Can You Get a Goodwill Interest Charge Refund From an Issuer?
A single interest charge landing on an otherwise clean account can feel like an unfair penalty for one missed date, and many cardholders don’t realize there’s an informal channel for asking it to be reversed.
The short answer
Issuers sometimes waive an interest charge as a one-time courtesy, often called a goodwill adjustment, when a cardholder calls and explains the situation. It isn’t a formal right built into the cardholder agreement, and it isn’t a sure thing — it’s a discretionary customer-service gesture, and whether it’s granted depends on the account’s history and the representative handling the call.
How the request typically works
The general process is straightforward: a cardholder contacts customer service, points to the specific interest charge on the statement, and asks whether it can be removed as a one-time exception.

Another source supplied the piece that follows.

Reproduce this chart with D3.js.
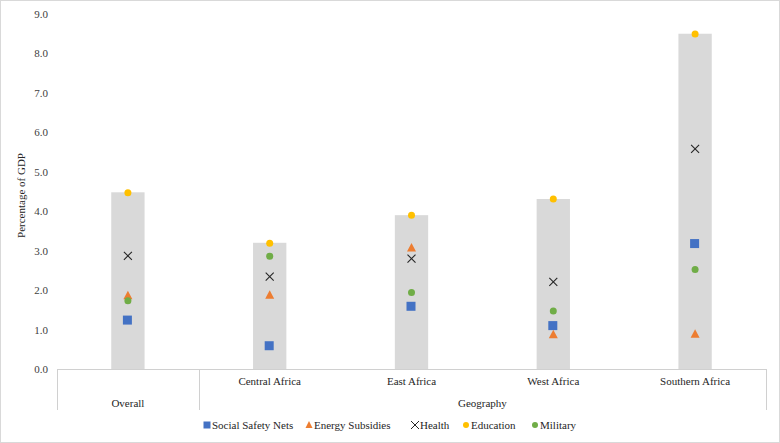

There’s no standard form or formal appeal — it’s simply a conversation, and the outcome rests with whoever handles the call, sometimes with input from a supervisor. Because it’s discretionary, the same account could get a different answer on a different day, which is part of why these requests are considered a courtesy rather than a process.
What tends to matter in these conversations
A few patterns show up often enough in how issuers describe their own goodwill practices that they’re worth understanding, without treating any of them as a formula for a particular result:
- Length and cleanliness of the account history. An account that has consistently paid in full or on time before the charge in question is generally viewed differently than one with a pattern of late or minimum-only payments.

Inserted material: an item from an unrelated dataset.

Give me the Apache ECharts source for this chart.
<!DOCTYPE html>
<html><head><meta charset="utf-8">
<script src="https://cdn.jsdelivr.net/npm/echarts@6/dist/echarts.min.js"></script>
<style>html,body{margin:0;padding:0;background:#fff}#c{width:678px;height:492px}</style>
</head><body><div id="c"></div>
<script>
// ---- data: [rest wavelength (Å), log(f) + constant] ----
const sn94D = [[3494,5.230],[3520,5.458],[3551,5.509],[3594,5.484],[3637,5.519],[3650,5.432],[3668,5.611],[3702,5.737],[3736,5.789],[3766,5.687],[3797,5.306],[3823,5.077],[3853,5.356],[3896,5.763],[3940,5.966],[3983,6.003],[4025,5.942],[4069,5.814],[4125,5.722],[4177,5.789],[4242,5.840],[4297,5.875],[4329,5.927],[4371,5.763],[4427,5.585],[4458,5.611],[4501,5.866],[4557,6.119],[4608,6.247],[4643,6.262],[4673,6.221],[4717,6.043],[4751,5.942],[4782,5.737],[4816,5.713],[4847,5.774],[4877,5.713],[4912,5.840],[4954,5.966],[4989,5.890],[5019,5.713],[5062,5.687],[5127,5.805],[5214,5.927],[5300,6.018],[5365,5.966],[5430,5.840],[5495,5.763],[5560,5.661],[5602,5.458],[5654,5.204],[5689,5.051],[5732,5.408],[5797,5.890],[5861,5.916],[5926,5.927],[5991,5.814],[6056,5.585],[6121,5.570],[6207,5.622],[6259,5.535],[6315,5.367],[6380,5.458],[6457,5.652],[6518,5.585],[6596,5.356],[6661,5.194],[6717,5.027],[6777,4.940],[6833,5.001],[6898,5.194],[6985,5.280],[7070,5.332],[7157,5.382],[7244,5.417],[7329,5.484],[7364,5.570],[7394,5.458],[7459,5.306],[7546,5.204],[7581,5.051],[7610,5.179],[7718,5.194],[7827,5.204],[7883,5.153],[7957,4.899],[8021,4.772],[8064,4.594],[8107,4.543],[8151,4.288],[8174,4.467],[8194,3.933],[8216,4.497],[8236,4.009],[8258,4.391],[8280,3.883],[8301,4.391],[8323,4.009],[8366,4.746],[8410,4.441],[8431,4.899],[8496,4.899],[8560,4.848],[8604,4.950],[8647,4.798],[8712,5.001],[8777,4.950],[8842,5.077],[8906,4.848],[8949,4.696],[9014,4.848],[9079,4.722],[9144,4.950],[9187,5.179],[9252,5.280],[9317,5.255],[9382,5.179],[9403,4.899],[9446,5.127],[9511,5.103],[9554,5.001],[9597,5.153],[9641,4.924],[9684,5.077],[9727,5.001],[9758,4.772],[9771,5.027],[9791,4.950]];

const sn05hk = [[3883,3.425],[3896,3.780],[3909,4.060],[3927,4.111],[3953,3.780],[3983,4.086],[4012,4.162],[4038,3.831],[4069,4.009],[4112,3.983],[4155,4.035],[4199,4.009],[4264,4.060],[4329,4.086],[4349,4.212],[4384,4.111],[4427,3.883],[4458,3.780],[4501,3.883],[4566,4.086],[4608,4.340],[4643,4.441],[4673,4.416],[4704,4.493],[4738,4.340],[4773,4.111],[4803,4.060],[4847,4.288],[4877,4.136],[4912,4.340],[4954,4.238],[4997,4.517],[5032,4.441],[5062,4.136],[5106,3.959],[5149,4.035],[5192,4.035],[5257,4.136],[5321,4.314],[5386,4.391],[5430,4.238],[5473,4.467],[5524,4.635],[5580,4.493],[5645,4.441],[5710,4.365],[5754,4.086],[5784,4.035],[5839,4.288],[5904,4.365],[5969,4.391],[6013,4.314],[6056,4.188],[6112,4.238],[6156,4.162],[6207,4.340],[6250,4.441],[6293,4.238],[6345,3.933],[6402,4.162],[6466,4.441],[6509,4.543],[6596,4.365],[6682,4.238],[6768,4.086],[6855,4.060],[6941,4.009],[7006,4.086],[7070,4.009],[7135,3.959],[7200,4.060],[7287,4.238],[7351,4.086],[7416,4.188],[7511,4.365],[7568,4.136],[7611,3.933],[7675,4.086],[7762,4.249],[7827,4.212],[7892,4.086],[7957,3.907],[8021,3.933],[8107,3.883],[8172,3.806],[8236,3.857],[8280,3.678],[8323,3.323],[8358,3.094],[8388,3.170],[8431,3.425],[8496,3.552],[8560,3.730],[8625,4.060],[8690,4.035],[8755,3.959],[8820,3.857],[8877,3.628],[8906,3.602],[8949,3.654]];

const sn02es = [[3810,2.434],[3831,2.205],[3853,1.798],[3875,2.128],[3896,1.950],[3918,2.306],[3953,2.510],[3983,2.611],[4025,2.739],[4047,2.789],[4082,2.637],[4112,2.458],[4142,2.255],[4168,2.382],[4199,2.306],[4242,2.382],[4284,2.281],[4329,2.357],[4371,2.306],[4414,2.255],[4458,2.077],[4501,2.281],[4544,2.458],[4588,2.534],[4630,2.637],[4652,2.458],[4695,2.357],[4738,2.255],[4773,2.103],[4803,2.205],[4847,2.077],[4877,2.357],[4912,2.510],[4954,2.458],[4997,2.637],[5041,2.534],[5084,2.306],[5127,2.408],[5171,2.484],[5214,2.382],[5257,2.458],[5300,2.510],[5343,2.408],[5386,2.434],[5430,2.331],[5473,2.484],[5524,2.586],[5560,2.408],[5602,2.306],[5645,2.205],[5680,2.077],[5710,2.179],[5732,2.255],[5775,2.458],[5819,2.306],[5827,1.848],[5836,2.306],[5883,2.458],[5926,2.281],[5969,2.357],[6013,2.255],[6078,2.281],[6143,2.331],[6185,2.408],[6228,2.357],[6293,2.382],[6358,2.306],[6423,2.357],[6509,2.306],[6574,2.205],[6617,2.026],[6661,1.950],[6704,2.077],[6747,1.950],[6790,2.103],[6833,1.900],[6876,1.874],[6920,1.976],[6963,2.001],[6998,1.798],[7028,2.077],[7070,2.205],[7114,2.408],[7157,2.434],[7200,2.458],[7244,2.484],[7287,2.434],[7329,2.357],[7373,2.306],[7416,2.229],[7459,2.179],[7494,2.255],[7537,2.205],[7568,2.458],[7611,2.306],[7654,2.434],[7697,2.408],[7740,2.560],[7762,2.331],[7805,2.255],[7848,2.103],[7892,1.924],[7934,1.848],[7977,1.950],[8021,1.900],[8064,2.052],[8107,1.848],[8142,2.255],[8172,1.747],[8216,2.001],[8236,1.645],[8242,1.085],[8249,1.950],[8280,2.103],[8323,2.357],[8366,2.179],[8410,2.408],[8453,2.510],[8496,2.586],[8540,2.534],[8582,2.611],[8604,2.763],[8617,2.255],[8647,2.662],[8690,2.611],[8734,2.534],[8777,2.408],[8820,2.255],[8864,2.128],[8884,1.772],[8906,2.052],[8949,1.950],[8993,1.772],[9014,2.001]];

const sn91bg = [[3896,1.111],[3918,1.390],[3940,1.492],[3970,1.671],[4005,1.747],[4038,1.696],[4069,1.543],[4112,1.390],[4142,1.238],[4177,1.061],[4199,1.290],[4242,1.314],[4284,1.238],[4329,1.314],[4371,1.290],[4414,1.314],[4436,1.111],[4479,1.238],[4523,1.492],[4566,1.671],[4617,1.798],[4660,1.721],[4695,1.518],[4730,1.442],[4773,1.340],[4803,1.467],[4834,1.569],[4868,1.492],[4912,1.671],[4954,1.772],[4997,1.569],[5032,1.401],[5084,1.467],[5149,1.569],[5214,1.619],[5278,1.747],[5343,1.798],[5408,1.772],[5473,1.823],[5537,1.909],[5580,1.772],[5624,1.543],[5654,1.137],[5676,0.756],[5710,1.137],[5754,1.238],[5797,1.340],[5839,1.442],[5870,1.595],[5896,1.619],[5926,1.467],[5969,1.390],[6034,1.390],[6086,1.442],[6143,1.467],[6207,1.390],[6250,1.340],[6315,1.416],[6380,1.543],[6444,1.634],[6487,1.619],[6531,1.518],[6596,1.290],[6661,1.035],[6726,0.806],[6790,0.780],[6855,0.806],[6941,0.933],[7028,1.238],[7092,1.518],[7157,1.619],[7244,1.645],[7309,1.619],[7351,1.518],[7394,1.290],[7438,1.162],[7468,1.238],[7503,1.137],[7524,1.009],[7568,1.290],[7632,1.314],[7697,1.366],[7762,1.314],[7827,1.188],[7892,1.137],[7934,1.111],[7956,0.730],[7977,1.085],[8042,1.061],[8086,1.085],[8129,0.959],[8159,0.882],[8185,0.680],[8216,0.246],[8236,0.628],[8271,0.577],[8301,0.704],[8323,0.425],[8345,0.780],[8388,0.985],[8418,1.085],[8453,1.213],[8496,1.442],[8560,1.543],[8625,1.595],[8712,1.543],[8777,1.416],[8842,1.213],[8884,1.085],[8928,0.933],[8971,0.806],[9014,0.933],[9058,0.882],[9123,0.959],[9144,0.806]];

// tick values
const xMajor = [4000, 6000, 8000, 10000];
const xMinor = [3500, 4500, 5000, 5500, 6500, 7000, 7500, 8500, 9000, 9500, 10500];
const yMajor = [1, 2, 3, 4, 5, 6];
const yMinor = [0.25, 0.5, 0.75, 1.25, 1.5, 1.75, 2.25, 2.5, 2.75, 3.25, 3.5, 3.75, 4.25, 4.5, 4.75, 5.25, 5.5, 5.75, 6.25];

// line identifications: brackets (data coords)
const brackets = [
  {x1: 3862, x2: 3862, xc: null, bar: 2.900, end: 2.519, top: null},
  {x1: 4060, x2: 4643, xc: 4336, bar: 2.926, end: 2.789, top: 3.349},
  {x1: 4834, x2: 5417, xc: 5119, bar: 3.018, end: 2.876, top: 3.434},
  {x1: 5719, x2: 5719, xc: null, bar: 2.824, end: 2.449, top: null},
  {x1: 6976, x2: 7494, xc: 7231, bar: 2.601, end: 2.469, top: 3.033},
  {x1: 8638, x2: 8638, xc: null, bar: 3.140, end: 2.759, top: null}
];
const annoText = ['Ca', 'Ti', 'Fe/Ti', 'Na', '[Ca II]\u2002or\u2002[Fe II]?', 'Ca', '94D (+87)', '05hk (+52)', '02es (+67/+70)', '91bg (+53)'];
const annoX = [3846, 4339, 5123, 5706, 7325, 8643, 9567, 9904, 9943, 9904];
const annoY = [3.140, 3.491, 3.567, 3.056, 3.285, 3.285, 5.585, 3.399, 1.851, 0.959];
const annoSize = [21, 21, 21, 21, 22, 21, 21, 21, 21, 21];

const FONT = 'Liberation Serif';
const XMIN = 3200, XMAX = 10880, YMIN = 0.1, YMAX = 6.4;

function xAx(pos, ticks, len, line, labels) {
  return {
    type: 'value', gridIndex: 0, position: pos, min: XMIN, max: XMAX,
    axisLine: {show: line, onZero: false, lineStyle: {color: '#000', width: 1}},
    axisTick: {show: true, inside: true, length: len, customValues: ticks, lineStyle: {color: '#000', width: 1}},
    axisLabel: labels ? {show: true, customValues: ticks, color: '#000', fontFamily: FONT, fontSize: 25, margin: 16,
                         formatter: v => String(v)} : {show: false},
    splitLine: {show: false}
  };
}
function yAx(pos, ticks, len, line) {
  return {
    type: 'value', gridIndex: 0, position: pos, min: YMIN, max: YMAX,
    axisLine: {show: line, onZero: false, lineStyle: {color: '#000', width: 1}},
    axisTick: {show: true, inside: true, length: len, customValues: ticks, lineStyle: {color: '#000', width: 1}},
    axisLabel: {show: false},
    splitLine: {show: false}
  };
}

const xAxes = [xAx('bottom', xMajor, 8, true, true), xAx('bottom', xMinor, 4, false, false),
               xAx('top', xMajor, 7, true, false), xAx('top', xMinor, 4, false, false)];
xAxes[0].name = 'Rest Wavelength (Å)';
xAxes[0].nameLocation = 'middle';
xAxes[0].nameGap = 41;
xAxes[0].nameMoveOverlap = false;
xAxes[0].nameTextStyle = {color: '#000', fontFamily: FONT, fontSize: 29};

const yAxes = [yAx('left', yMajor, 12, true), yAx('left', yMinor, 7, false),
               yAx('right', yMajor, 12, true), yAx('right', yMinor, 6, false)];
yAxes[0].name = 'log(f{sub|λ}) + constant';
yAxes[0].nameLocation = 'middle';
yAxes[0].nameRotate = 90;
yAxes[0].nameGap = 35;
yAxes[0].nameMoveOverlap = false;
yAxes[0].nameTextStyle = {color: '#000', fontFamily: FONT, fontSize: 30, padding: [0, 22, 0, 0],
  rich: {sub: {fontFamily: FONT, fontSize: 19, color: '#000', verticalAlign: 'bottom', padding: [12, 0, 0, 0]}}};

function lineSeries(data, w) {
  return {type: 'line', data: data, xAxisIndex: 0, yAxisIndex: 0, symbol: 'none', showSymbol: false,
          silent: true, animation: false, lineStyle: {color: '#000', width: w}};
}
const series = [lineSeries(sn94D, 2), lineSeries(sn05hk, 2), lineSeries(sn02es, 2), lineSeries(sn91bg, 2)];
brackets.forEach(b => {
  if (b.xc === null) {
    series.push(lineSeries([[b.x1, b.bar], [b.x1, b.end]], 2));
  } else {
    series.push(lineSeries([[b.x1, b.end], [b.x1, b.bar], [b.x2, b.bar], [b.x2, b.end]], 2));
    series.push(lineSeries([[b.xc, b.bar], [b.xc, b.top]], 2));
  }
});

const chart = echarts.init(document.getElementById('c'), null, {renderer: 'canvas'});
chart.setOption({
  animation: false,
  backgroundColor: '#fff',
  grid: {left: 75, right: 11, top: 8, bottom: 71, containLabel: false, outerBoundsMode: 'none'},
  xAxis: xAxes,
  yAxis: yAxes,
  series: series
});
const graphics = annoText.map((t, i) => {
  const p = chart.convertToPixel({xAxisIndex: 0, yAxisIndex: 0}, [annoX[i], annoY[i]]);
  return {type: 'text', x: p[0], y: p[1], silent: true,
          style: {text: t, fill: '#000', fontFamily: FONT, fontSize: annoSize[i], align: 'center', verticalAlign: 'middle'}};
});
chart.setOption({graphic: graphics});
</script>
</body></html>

- How the interest charge arose. A one-off situation, such as a payment that posted a day late because of a bank processing delay, is often treated differently than interest accruing because a balance was carried for months.
- How the request is framed. Referencing the specific charge and being straightforward about what happened tends to make the conversation more efficient than a vague request to “look at my account.”
- How often the courtesy has been used. Issuers that track these adjustments internally may be less inclined to repeat one for the same account within a short stretch of time.
Reading the statement before calling
It helps to know exactly what’s being asked about before making the call. A statement typically separates the interest charge from other fees, and understanding how that charge was calculated — based on the balance and the account’s annual percentage rate — makes it easier to describe the specific line item rather than the bill as a whole. Confusing an interest charge with an unrelated fee, like a late payment fee, can make the request harder for a representative to act on quickly.
What a goodwill adjustment is not
This kind of request is different from a formal dispute over a billing error, which involves its own set of rules and timelines. It’s also different from a retention offer, where an issuer proactively offers a concession to keep a customer from closing an account or moving business elsewhere. A goodwill waiver is narrower: it addresses one specific charge, on one specific account, as an exception rather than a change in terms.
The takeaway
A goodwill interest refund is a real but informal practice, not a benefit written into any card’s terms. Knowing that going in helps frame the request appropriately, as a reasonable ask based on the account’s history rather than an entitlement, and helps set realistic expectations either way.